Supplied information:
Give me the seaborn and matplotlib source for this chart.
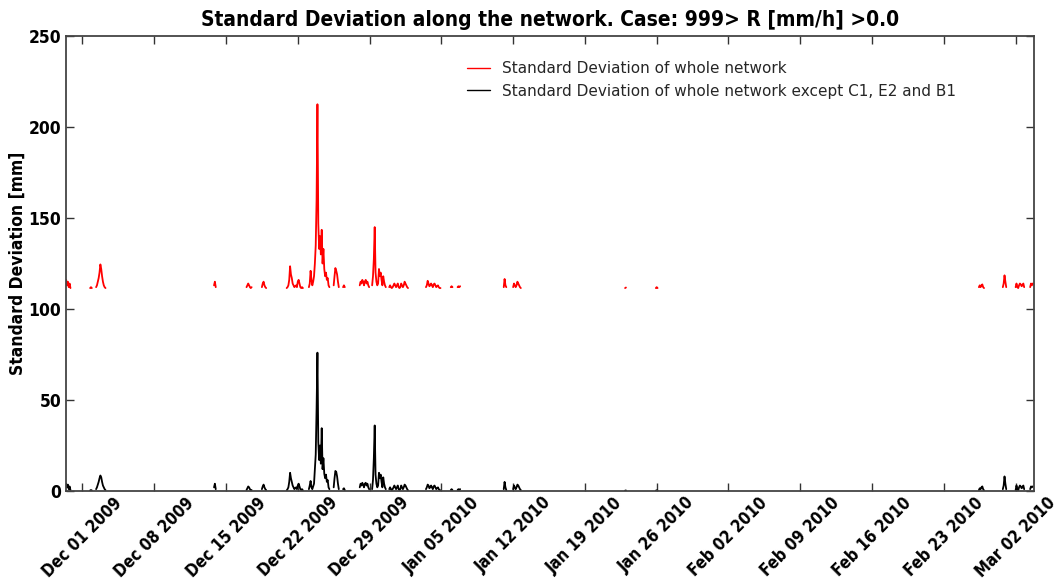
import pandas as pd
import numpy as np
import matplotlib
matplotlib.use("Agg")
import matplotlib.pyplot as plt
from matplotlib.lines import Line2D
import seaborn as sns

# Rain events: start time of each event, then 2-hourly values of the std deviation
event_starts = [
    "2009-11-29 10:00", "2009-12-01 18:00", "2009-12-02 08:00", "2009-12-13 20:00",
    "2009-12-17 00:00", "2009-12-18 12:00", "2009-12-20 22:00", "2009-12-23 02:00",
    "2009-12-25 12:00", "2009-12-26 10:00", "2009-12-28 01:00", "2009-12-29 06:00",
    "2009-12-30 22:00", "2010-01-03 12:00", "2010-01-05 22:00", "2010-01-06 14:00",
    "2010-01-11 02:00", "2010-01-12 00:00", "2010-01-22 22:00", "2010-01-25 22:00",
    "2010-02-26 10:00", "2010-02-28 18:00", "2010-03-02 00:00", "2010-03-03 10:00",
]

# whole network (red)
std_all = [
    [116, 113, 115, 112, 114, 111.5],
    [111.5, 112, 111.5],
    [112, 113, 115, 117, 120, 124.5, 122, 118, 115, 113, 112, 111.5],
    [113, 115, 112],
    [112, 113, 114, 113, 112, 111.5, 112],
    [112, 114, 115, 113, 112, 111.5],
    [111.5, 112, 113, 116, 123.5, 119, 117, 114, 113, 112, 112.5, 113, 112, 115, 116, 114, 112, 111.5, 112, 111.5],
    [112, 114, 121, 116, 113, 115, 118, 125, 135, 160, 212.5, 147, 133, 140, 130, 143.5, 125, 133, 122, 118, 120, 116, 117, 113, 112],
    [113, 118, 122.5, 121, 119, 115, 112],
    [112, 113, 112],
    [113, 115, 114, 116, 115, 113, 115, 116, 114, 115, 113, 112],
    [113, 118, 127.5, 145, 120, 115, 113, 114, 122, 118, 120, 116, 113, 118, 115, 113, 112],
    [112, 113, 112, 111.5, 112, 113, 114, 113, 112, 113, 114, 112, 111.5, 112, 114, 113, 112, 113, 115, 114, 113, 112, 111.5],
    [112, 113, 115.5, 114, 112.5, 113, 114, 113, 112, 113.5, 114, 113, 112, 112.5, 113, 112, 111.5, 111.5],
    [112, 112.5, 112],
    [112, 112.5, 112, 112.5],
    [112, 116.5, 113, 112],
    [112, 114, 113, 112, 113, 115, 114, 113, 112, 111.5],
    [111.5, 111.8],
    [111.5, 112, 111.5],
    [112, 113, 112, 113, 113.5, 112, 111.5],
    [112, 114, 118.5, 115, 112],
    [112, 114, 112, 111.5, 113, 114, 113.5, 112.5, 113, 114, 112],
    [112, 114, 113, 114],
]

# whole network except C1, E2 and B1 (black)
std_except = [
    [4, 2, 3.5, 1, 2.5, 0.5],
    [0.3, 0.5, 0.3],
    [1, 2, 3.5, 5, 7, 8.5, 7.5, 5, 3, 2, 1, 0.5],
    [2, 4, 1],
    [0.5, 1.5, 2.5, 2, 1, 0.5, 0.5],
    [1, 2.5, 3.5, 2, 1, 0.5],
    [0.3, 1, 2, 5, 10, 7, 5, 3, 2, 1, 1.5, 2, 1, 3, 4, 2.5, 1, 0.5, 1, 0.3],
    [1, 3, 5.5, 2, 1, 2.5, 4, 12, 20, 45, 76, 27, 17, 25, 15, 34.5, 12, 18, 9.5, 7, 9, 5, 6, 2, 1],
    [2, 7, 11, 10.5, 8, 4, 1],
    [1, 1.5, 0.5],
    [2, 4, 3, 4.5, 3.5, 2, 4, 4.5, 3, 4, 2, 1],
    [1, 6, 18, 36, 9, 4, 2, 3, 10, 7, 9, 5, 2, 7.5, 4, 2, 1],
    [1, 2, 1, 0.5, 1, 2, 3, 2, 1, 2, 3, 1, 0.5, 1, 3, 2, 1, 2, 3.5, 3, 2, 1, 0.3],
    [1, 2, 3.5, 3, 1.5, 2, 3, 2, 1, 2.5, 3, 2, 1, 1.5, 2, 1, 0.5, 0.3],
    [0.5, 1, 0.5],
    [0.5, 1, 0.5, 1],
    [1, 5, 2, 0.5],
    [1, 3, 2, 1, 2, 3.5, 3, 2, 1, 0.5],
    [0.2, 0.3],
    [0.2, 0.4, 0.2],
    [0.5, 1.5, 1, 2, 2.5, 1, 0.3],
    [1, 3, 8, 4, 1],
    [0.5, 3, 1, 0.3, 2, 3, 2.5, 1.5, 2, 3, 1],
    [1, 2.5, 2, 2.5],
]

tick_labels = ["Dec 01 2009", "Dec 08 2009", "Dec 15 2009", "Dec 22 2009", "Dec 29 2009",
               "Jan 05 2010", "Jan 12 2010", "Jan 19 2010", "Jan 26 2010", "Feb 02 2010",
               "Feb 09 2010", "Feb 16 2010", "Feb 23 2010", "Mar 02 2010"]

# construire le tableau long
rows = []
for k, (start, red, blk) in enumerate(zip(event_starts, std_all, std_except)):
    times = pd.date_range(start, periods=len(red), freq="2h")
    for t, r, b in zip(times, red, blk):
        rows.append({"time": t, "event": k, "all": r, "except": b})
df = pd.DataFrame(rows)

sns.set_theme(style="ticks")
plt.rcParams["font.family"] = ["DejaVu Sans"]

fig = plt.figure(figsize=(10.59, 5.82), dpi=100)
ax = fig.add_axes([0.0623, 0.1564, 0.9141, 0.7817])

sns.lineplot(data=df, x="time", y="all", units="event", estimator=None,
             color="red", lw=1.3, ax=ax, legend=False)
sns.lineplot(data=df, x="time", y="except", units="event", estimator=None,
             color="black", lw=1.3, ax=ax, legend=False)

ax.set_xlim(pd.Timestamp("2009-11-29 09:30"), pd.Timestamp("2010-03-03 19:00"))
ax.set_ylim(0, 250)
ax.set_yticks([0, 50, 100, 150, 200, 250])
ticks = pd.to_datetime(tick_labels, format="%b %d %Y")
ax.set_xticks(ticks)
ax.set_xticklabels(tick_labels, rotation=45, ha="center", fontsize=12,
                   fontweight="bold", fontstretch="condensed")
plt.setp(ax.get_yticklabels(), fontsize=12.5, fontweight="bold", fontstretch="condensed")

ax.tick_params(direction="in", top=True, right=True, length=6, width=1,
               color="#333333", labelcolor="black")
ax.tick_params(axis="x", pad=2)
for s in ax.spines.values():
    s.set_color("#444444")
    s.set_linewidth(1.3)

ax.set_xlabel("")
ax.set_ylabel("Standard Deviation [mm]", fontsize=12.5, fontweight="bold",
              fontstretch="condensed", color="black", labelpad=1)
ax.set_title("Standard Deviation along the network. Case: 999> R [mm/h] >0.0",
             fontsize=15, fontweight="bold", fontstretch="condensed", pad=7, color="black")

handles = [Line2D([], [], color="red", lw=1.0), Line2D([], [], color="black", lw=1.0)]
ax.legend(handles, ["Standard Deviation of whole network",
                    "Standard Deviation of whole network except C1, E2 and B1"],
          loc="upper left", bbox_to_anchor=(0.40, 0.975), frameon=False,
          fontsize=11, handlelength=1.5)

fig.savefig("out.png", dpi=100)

Given instruction:
From the data above, copy each line where the string "matplotlib" appears.

Final result:
Give me the seaborn and matplotlib source for this chart.
import matplotlib
matplotlib.use("Agg")
import matplotlib.pyplot as plt
from matplotlib.lines import Line2D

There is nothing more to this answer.